Check every line below for the word "this" and copy the ones that have it.

***** Data rows *****

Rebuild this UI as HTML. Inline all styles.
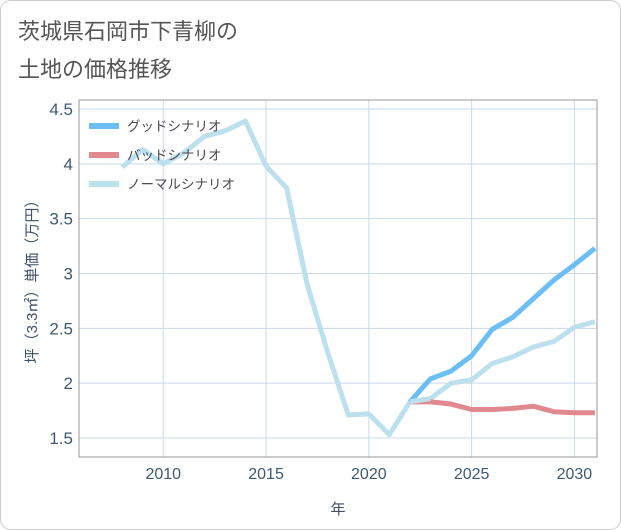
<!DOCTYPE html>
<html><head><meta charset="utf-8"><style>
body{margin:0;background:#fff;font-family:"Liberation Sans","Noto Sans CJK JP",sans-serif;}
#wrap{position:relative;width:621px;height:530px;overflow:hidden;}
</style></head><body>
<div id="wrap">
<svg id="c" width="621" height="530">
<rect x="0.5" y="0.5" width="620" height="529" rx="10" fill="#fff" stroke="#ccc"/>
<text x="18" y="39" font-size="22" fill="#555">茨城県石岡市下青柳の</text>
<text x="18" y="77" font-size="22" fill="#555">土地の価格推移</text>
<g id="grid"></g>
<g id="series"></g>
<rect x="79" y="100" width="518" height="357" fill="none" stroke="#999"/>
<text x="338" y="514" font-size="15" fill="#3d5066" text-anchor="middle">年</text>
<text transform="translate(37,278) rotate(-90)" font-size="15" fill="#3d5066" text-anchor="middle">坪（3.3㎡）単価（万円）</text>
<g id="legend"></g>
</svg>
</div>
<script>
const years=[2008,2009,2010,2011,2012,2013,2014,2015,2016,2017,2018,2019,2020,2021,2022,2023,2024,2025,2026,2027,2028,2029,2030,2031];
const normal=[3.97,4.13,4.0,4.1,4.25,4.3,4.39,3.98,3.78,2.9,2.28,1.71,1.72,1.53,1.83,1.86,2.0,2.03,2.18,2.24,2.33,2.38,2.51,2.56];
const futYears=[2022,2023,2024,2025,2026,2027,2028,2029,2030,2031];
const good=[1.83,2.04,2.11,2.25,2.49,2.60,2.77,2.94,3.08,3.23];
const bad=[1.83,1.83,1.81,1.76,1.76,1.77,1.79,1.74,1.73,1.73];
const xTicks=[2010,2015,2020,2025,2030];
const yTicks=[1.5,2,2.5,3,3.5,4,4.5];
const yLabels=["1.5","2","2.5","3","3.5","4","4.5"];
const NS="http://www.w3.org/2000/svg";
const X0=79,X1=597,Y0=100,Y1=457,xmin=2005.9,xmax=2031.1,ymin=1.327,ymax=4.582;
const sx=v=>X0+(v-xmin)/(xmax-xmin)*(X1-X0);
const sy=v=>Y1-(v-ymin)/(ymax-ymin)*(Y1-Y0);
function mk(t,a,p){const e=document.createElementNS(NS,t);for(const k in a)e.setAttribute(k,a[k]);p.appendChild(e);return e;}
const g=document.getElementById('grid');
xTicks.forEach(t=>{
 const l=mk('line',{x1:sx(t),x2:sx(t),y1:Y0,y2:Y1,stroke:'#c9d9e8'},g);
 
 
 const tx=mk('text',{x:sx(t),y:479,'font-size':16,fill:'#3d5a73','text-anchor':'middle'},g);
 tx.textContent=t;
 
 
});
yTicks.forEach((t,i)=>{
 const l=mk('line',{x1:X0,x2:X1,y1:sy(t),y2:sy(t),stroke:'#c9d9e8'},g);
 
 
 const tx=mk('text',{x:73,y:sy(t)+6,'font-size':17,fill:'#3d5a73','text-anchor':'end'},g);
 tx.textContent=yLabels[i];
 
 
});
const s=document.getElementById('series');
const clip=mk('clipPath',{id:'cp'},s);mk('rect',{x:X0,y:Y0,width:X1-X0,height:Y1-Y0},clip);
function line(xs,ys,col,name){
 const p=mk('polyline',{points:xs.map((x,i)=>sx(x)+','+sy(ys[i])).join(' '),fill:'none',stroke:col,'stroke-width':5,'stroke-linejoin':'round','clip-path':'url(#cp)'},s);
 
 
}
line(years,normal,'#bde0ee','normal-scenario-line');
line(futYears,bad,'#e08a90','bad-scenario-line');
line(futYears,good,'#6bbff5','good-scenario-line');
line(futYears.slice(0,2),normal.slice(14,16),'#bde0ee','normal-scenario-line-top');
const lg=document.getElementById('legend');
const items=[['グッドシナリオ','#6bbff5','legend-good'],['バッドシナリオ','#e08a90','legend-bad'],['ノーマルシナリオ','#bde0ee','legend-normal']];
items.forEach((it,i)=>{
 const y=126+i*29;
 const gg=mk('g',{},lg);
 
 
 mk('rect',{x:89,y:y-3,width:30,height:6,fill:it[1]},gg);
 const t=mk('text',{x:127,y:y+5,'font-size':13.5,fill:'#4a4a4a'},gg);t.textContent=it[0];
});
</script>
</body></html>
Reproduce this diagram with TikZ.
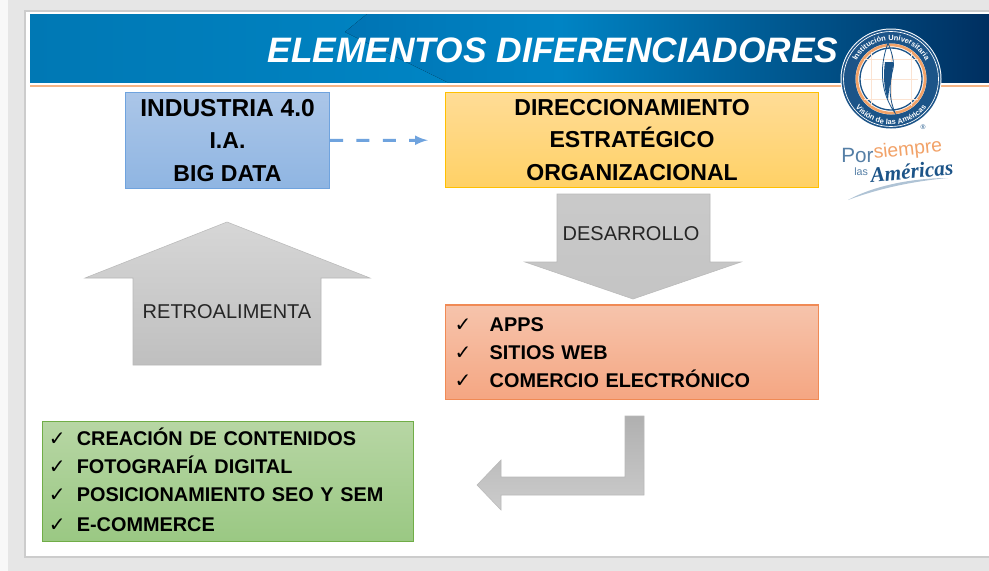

*****

## Response below:
Rebuild this UI as HTML. Inline all styles.
Reproduce this diagram with TikZ.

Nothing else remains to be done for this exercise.